The Search for the Superfluous
December 29, 1957
A sentence from Seneca suggests a subject: It would be well if we could make “it clear to all men,” he said, “that the search for the superfluous means a great outlay of time, and that many have gone through life [not really living, but] merely accumulating the instruments of life.” “…Life is so short,” he continued, ” and we make it still shorter by our unsteadiness…We break up life into little bits, and fritter it away.”
Sometimes suddenly, if we haven’t done so sooner, we come to realize that just going to be going, just talking to be talking, just spending to be spending, just rushing to be rushing, doesn’t really mean much. And periodically we need to appraise our past performance, to repent and improve, and to resolve to follow through to solid conclusions the good things we undertake to do, and cease, as Seneca suggested, “the search for the superfluous.”
In one of his incisive essays, Joseph Addison turned his talent to this same subject: “I could wish,” he wrote, “that men while they are in health, would consider well the nature of the part they are engaged in, and… whether it was worth coming into the world for, whether it be suitable to a reasonable being; …in this life, or will turn to an advantage in the next.”

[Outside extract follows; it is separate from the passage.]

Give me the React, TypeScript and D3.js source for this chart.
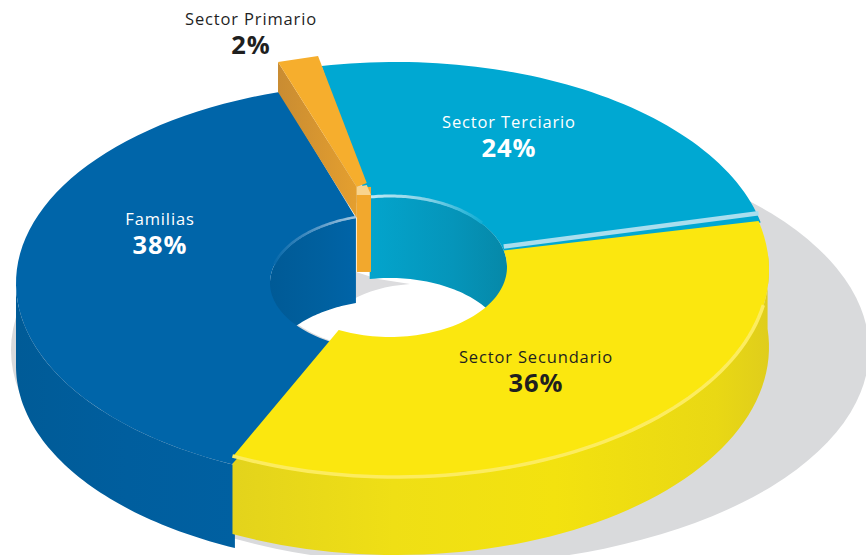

Then Addison cited some excerpts taken separately from the diaries of a gentleman and a lady of some supposed consequence—entries of activities almost too trivial to mention, and then observed:
“I question not, but the reader will be surprised to find the above-mentioned…taking so much care of a life that was filled with such inconsiderable actions, and…so very small improvements; …I would…recommend to every one of my readers, the keeping of a journal of their lives for one week, and setting down punctually their whole series of employments, during that space of time. This kind of self-examination would give them a true state of themselves, and incline them to consider seriously what they are about…and…weigh all those indifferent actions, which though they are easily forgotten, must certainly be accounted for.”
As we appraise our part in the events of the past, may we more fully resolve to use what follows for learning, for labor, for repentance and improvement, free from too much of trivia, too much of meaningless motions, too much, as Seneca said, of the search for the superfluous—and to balance things material with those of mind and spirit and the everlasting things of life.